Let’s visualise how serum cholesterol correlates with HDL cholesterol. We see a negative correlation: as HDL cholesterol increasees, serum cholesterol decreases..
ds.scatterPlot(x = "cnsim$LAB_TSC", y = "cnsim$LAB_HDL")
## [1] "Split plot created"
A boxplot (or box-and-whisker plot) is a way to show the distribution of a dataset using five key summary numbers: (i) minimum, (ii) 1st quartile, (iii) median, (iv) 3rd quartile and (v) maximum. In DataSHIELD as to not reveal individual values, the minimum and maximum are replaced by the 5th and 95th percentiles. In this example we can visualise the distribution of non-fasting glucose:
ds.boxPlot("cnsim", "LAB_GLUC_ADJUSTED")
Heat maps are produced from density grids and can show clusters within data. Here we can visualise again how HDL and serun cholesterol covary:
ds.heatmapPlot("cnsim$LAB_TSC", "cnsim$LAB_HDL")

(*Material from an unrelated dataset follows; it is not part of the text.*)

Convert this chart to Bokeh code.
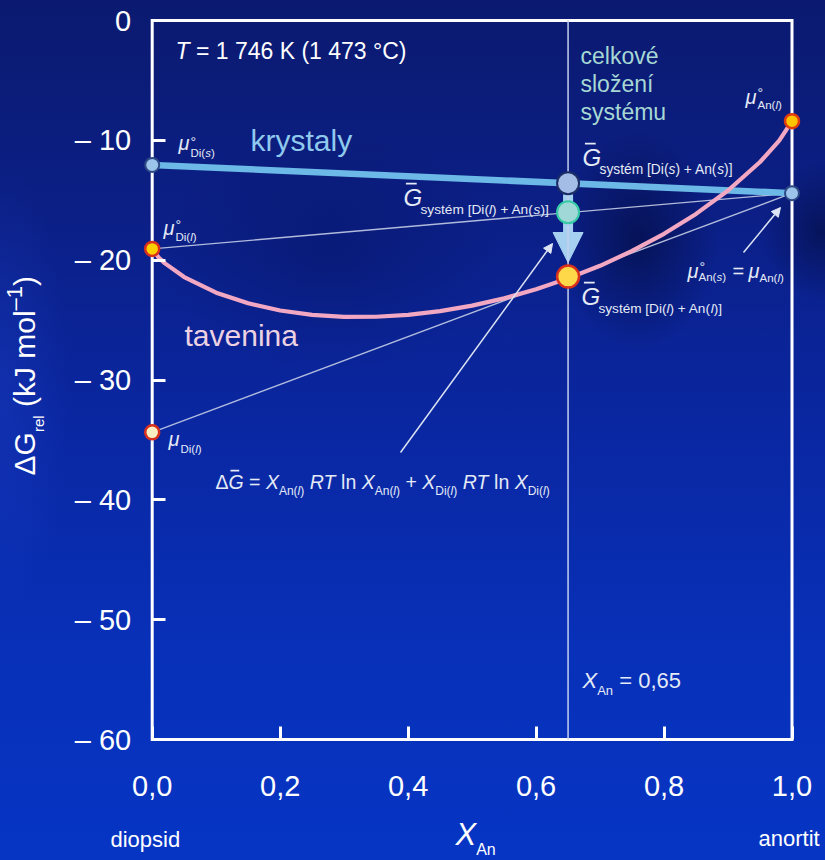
import math
from bokeh.plotting import figure
from bokeh.models import Label, Arrow, NormalHead, FixedTicker, Range1d
from bokeh.embed import file_html
from bokeh.resources import INLINE

# ---------------- data ----------------
x_tick_values = [0.0, 0.2, 0.4, 0.6, 0.8, 1.0]
x_tick_labels = ["0,0", "0,2", "0,4", "0,6", "0,8", "1,0"]
y_tick_values = [0, -10, -20, -30, -40, -50, -60]
y_tick_labels = ["0", "– 10", "– 20", "– 30", "– 40", "– 50", "– 60"]

# liquid (tavenina) Gibbs-energy curve, kJ/mol
x_melt = [0.0, 0.01, 0.02, 0.05, 0.1, 0.15, 0.2, 0.25, 0.3, 0.35, 0.4, 0.45,
          0.5, 0.55, 0.6, 0.65, 0.7, 0.75, 0.8, 0.85, 0.9, 0.95, 0.98, 1.0]
g_melt = [-19.06, -19.77, -20.27, -21.41, -22.71, -23.60, -24.20, -24.56, -24.73, -24.72,
          -24.57, -24.25, -23.79, -23.19, -22.43, -21.52, -20.47, -19.23, -17.80, -16.14,
          -14.19, -11.81, -10.03, -8.40]

x_ends = [0.0, 1.0]
g_crystals = [-12.05, -14.41]        # mu°Di(s) -> mu°An(s)
g_di_l_an_s = [-19.06, -14.41]       # mu°Di(l) -> mu°An(s)
g_tangent = [-34.37, -14.41]         # mu_Di(l) -> mu_An(l) = mu°An(s)

x_system = 0.65
g_sys_solid = -13.58                 # G system [Di(s)+An(s)]
g_sys_mixed = -16.00                 # G system [Di(l)+An(s)]
g_sys_liquid = -21.37                # G system [Di(l)+An(l)]

mu_di_s = -12.05
mu_an_s = -14.41
mu_di_l_pure = -19.06
mu_an_l_pure = -8.40
mu_di_l_eq = -34.37

# ---------------- geometry ----------------
W, H = 825, 860
X_LO, X_HI, Y_LO, Y_HI = 0.0, 1.0, -60.0, 0.0
PX_L, PX_R = 151.7, 791.5     # pixel columns of x = 0 and x = 1
PY_T, PY_B = 20.0, 739.0      # pixel rows of y = 0 and y = -60
SX = (PX_R - PX_L) / (X_HI - X_LO)
SY = (PY_B - PY_T) / (Y_HI - Y_LO)
# the frame covers the whole canvas; axes are pinned at the data edges
x_start = X_LO - PX_L / SX
x_end = X_HI + (W - PX_R) / SX
y_end = Y_HI + PY_T / SY
y_start = Y_LO - (H - PY_B) / SY


def px2x(px):
    return X_LO + (px - PX_L) / SX


def py2y(py):
    return Y_HI - (py - PY_T) / SY


FONT = "Liberation Sans"
BG = ("radial-gradient(ellipse 80px 110px at 638px 240px, rgba(2,8,48,0.55), rgba(2,8,48,0) 100%), "
      "radial-gradient(ellipse 60px 70px at 822px 232px, rgba(2,8,48,0.5), rgba(2,8,48,0) 100%), "
      "radial-gradient(ellipse 170px 120px at 330px 250px, rgba(4,14,80,0.3), rgba(4,14,80,0) 100%), "
      "radial-gradient(ellipse 70px 230px at 0px 390px, rgba(40,80,225,0.25), rgba(40,80,225,0) 100%), "
      "linear-gradient(180deg, #0b1a70 0%, #0b1f86 25%, #0a27a2 50%, #0830b8 75%, #0635c4 100%)")

p = figure(width=W, height=H, x_range=Range1d(x_start, x_end), y_range=Range1d(y_start, y_end),
           output_backend="svg", toolbar_location=None, tools="", title=None,
           min_border_left=0, min_border_right=0, min_border_top=0, min_border_bottom=0,
           border_fill_color=None, background_fill_color=None, outline_line_color=None,
           styles={"background": BG})
p.xgrid.visible = False
p.ygrid.visible = False

for ax, ticks, labels, loc, bounds in ((p.xaxis, x_tick_values, x_tick_labels, Y_LO, (X_LO, X_HI)),
                                       (p.yaxis, y_tick_values, y_tick_labels, X_LO, (Y_LO, Y_HI))):
    ax.ticker = FixedTicker(ticks=ticks)
    ax.major_label_overrides = dict(zip(ticks, labels))
    ax.fixed_location = loc
    ax.bounds = bounds
    ax.axis_line_color = None
    ax.major_tick_line_color = "white"
    ax.major_tick_line_width = 3
    ax.major_tick_in = 13
    ax.major_tick_out = 0
    ax.minor_tick_line_color = None
    ax.major_label_text_color = "white"
    ax.major_label_text_font = FONT
    ax.major_label_text_font_size = "29px"
p.xaxis.major_label_standoff = 36
p.yaxis.major_label_standoff = 21

# frame
p.line([X_LO, X_HI, X_HI, X_LO, X_LO], [Y_HI, Y_HI, Y_LO, Y_LO, Y_HI],
       line_color="white", line_width=3, line_join="miter", line_cap="square")
# system composition line
p.line([x_system, x_system], [Y_HI, Y_LO], line_color="#c4d0ee", line_width=1.5)
# thin construction lines
p.line(x_ends, g_di_l_an_s, line_color="#c3cce6", line_width=1.4, line_alpha=0.9)
p.line(x_ends, g_tangent, line_color="#c3cce6", line_width=1.4, line_alpha=0.9)
# crystals and melt
p.line(x_ends, g_crystals, line_color="#6cb8e6", line_width=6.5)
p.line(x_melt, g_melt, line_color="#f2a8c2", line_width=4.2)

# big arrow (under the markers)
p.add_layout(Arrow(x_start=x_system, y_start=g_sys_solid, x_end=x_system, y_end=py2y(262),
                   line_color="#a6d0f0", line_width=10, level="underlay",
                   end=NormalHead(size=30, fill_color="#a6d0f0", line_color="#a6d0f0")))

# markers
p.scatter([x_ends[0], x_ends[1]], [mu_di_s, mu_an_s], size=14, fill_color="#9cc4ea",
          line_color="#2e4a86", line_width=2)
p.scatter([x_system], [g_sys_solid], size=22, fill_color="#a3bde6", line_color="#1d2d66", line_width=2)
p.scatter([x_system], [g_sys_mixed], size=22, fill_color="#9fd8d6", line_color="#35c9a4", line_width=2)
p.scatter([x_system], [g_sys_liquid], size=22, fill_color="#ffd84a", line_color="#d8301c", line_width=2.5)
p.scatter([x_ends[0]], [mu_di_l_pure], size=14, fill_color="#ffd000", line_color="#d8301c", line_width=2.5)
p.scatter([x_ends[1]], [mu_an_l_pure], size=14, fill_color="#ffc400", line_color="#e03a10", line_width=2.5)
p.scatter([x_ends[0]], [mu_di_l_eq], size=14, fill_color="#fbeec0", line_color="#d8301c", line_width=2.5)

# thin pointer arrows
for (sx_, sy_), (ex_, ey_) in (((400, 452), (552, 243)), ((743, 252), (780, 207))):
    p.add_layout(Arrow(x_start=px2x(sx_), y_start=py2y(sy_), x_end=px2x(ex_), y_end=py2y(ey_),
                       line_color="#dde4f4", line_width=1.5,
                       end=NormalHead(size=9, fill_color="#dde4f4", line_color="#dde4f4")))

# ---------------- text helpers ----------------
CW = {" ": 278, "(": 333, ")": 333, "[": 278, "]": 278, "+": 584, "=": 584, ",": 278, ".": 278,
      "–": 556, "°": 400, "μ": 576, "Δ": 668, "é": 556, "í": 278, "ž": 500,
      "A": 667, "C": 722, "D": 722, "G": 778, "K": 667, "R": 722, "T": 611, "X": 667, "J": 500,
      "a": 556, "b": 556, "c": 500, "d": 556, "e": 556, "f": 278, "g": 556, "h": 556, "i": 222,
      "j": 222, "k": 500, "l": 222, "m": 833, "n": 556, "o": 556, "p": 556, "q": 556, "r": 333,
      "s": 500, "t": 278, "u": 556, "v": 500, "w": 722, "x": 500, "y": 500, "z": 500}
BASE_FIX = 0.3   # rendered labels sit this many ems below the requested baseline


def tw(s, size):
    return sum(CW.get(c, 556) for c in s) * size / 1000.0


def lab(px, py, text, size, color, italic=False, angle=0.0):
    if angle == 0:
        py = py - BASE_FIX * size
    else:
        px = px - BASE_FIX * size
    p.add_layout(Label(x=px2x(px), y=py2y(py), text=text, text_font=FONT,
                       text_font_size=f"{size}px", text_color=color,
                       text_font_style="italic" if italic else "normal",
                       text_align="left", text_baseline="alphabetic", angle=angle))


def run(px, py, parts, color, angle=0.0):
    pos = []
    adv = 0.0
    for text, size, italic, shift in parts:
        body = text.lstrip(" ")
        lead = tw(text[:len(text) - len(body)], size)
        if angle == 0:
            x, y = px + adv + lead, py + shift
        else:
            x, y = px + shift, py - adv - lead
        if body.strip():
            lab(x, y, body.rstrip(" "), size, color, italic, angle)
        pos.append((x, y))
        adv += tw(text, size)
    return pos


def overbar(gx, gy, size, color):
    p.add_layout(Arrow(x_start=px2x(gx + 0.1 * size), y_start=py2y(gy - 0.87 * size),
                       x_end=px2x(gx + 0.55 * size), y_end=py2y(gy - 0.87 * size),
                       end=None, line_color=color, line_width=1.8))


def gbar(px, py, sub_parts, color):
    lab(px, py, "G", 24, color, italic=True)
    overbar(px, py, 24, color)
    run(px + 17, py + 9, sub_parts, color)


WHITE = "#ffffff"
LT = "#e4eaf6"
F, T = False, True

# temperature
run(175, 57, [("T", 23, T, 0), (" = 1 746 K (1 473 °C)", 23, F, 0)], WHITE)
# phase names
lab(250, 149, "krystaly", 30, "#8fcaee")
lab(184, 344, "tavenina", 30, "#ecd2e2")
for i, w in enumerate(["celkové", "složení", "systému"]):
    lab(580, 62 + 28 * i, w, 23, "#a6d8d4")

# chemical potentials
lab(178, 148, "μ", 20, LT, italic=True)
lab(190, 146, "°", 14, LT)
run(190, 156, [("Di(", 11.5, F, 0), ("s", 11.5, T, 0), (")", 11.5, F, 0)], LT)

lab(163, 233, "μ", 20, LT, italic=True)
lab(175, 229, "°", 14, LT)
run(175, 240, [("Di(", 11.5, F, 0), ("l", 11.5, T, 0), (")", 11.5, F, 0)], LT)

lab(168, 444, "μ", 20, LT, italic=True)
run(180, 452, [("Di(", 11.5, F, 0), ("l", 11.5, T, 0), (")", 11.5, F, 0)], LT)

lab(745, 102, "μ", 20, LT, italic=True)
lab(757, 97, "°", 14, LT)
run(757, 108, [("An(", 11.5, F, 0), ("l", 11.5, T, 0), (")", 11.5, F, 0)], LT)

lab(687, 276, "μ", 20, LT, italic=True)
lab(699, 271, "°", 14, LT)
run(698, 280, [("An(", 11.5, F, 0), ("s", 11.5, T, 0), (")", 11.5, F, 0)], LT)
lab(732, 276, "=", 20, LT)
lab(748, 276, "μ", 20, LT, italic=True)
run(759, 281, [("An(", 11.5, F, 0), ("l", 11.5, T, 0), (")", 11.5, F, 0)], LT)

# system Gibbs energies
gbar(582, 164, [("systém [Di(", 13.8, F, 0), ("s", 13.8, T, 0), (") + An(", 13.8, F, 0),
                ("s", 13.8, T, 0), (")]", 13.8, F, 0)], LT)
gbar(403, 204, [("systém [Di(", 13.7, F, 0), ("l", 13.7, T, 0), (") + An(", 13.7, F, 0),
                ("s", 13.7, T, 0), (")]", 13.7, F, 0)], LT)
gbar(581, 303, [("systém [Di(", 13.6, F, 0), ("l", 13.6, T, 0), (") + An(", 13.6, F, 0),
                ("l", 13.6, T, 0), (")]", 13.6, F, 0)], LT)

# mixing formula
M, S, D = 19.5, 12, 7
formula = [("Δ", M, F, 0), ("G", M, T, 0), (" = ", M, F, 0),
           ("X", M, T, 0), ("An(", S, F, D), ("l", S, T, D), (")", S, F, D), (" ", M, F, 0),
           ("RT", M, T, 0), (" ln ", M, F, 0),
           ("X", M, T, 0), ("An(", S, F, D), ("l", S, T, D), (")", S, F, D), (" + ", M, F, 0),
           ("X", M, T, 0), ("Di(", S, F, D), ("l", S, T, D), (")", S, F, D), (" ", M, F, 0),
           ("RT", M, T, 0), (" ln ", M, F, 0),
           ("X", M, T, 0), ("Di(", S, F, D), ("l", S, T, D), (")", S, F, D)]
fpos = run(215, 487, formula, LT)
overbar(fpos[1][0], fpos[1][1], M, LT)

# composition marker text
run(582, 687, [("X", 22, T, 0), ("An", 13, F, 7), (" = 0,65", 22, F, 0)], LT)

# axis titles
run(455, 843, [("X", 31, T, 0), ("An", 16, F, 11)], WHITE)
lab(110, 846, "diopsid", 22, WHITE)
lab(758, 845, "anortit", 22, WHITE)
run(33, 475, [("ΔG", 30, F, 0), ("rel", 15, F, 9), (" (kJ mol", 30, F, 0),
              ("–1", 22, F, -12), (")", 30, F, 0)], WHITE, angle=math.pi / 2)

open("out.html", "w").write(file_html(p, INLINE))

A contour plot is a 2D plot that shows the shape of a 3D surface by drawing contour lines. Here we can again visualise the relationship between the same variables:
ds.contourPlot("cnsim$LAB_TSC", "cnsim$LAB_HDL")
Whilst the above plots are customisable to some extent, they may fall short of publication-ready graphics. We can have a lot more flexibility if we first extract the summary data and use this to make the plots. Note, that not all datashield plotting functions return the underlying data so this will not be possible for all plot types. Here is an example using the summary data which is returned by ds.histogram
:
quartiles <- ds.histogram("cnsim$LAB_GLUC_ADJUSTED", num.breaks = 20)

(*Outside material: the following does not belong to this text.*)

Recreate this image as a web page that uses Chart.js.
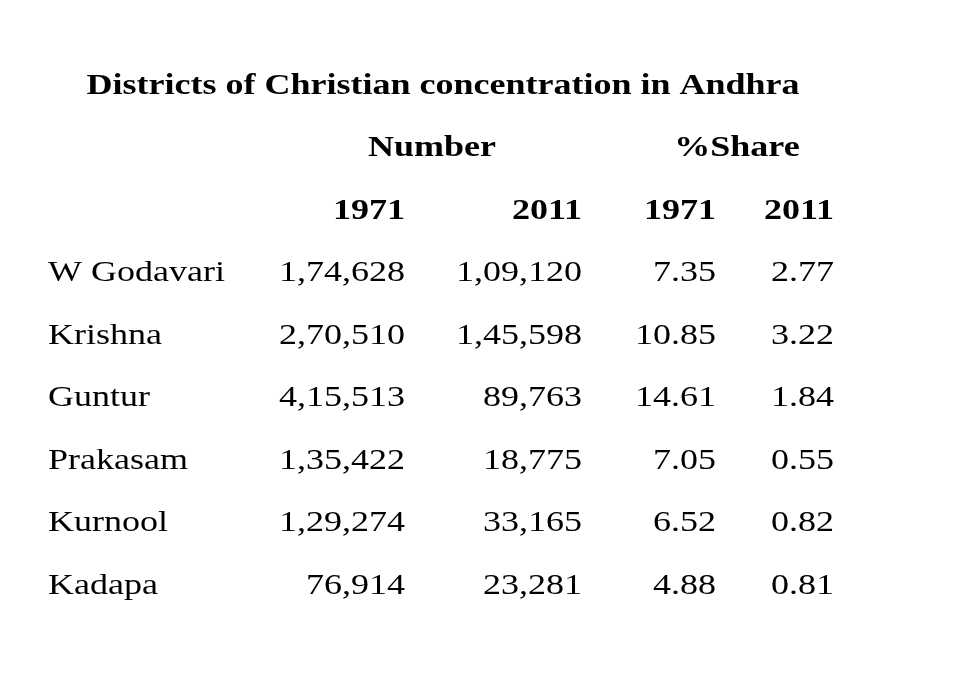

hist_data_1 <- data.frame(
gluc = quartiles[[1]]$mids,
count = quartiles[[1]]$counts,
cohort = "Study 1")
hist_data_2 <- data.frame(
gluc = quartiles[[2]]$mids,
count = quartiles[[2]]$counts,
cohort = "Study 2")
hist_data <- bind_rows(hist_data_1, hist_data_2)

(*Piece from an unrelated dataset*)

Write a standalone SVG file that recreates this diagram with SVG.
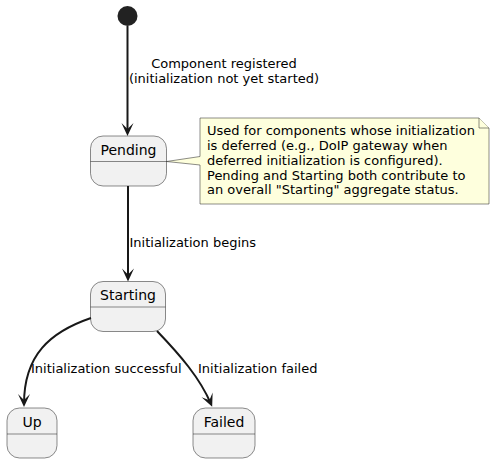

ggplot(hist_data, aes(x = gluc, y = count, fill = cohort)) +
geom_col(width = 2.2) +
labs(title = "Histogram showing fasting glucose", x = "Fasting glucose", y = "Count") +
facet_wrap(~cohort) +
scale_fill_brewer(palette = "Set2")
You can wrap the call to the DataSHIELD function as follows and the plot will be saved in your working directory:
png("my_histogram.png", width = 800, height = 600)
ds.histogram("cnsim$LAB_GLUC_ADJUSTED", num.breaks = 20)
dev.off()
For custom plots you can save the figure to an object and then export:
my_custom_plot <- ggplot(hist_data, aes(x = gluc, y = count, fill = cohort)) +
geom_col(width = 2.2) +
labs(title = "Histogram showing fasting glucose", x = "Fasting glucose", y = "Count") +
facet_wrap(~cohort) +
scale_fill_brewer(palette = "Set2")
ggsave("my_custom_plot.png", plot = my_custom_plot, width = 6, height = 4, dpi = 300)
datashield.logout(conns)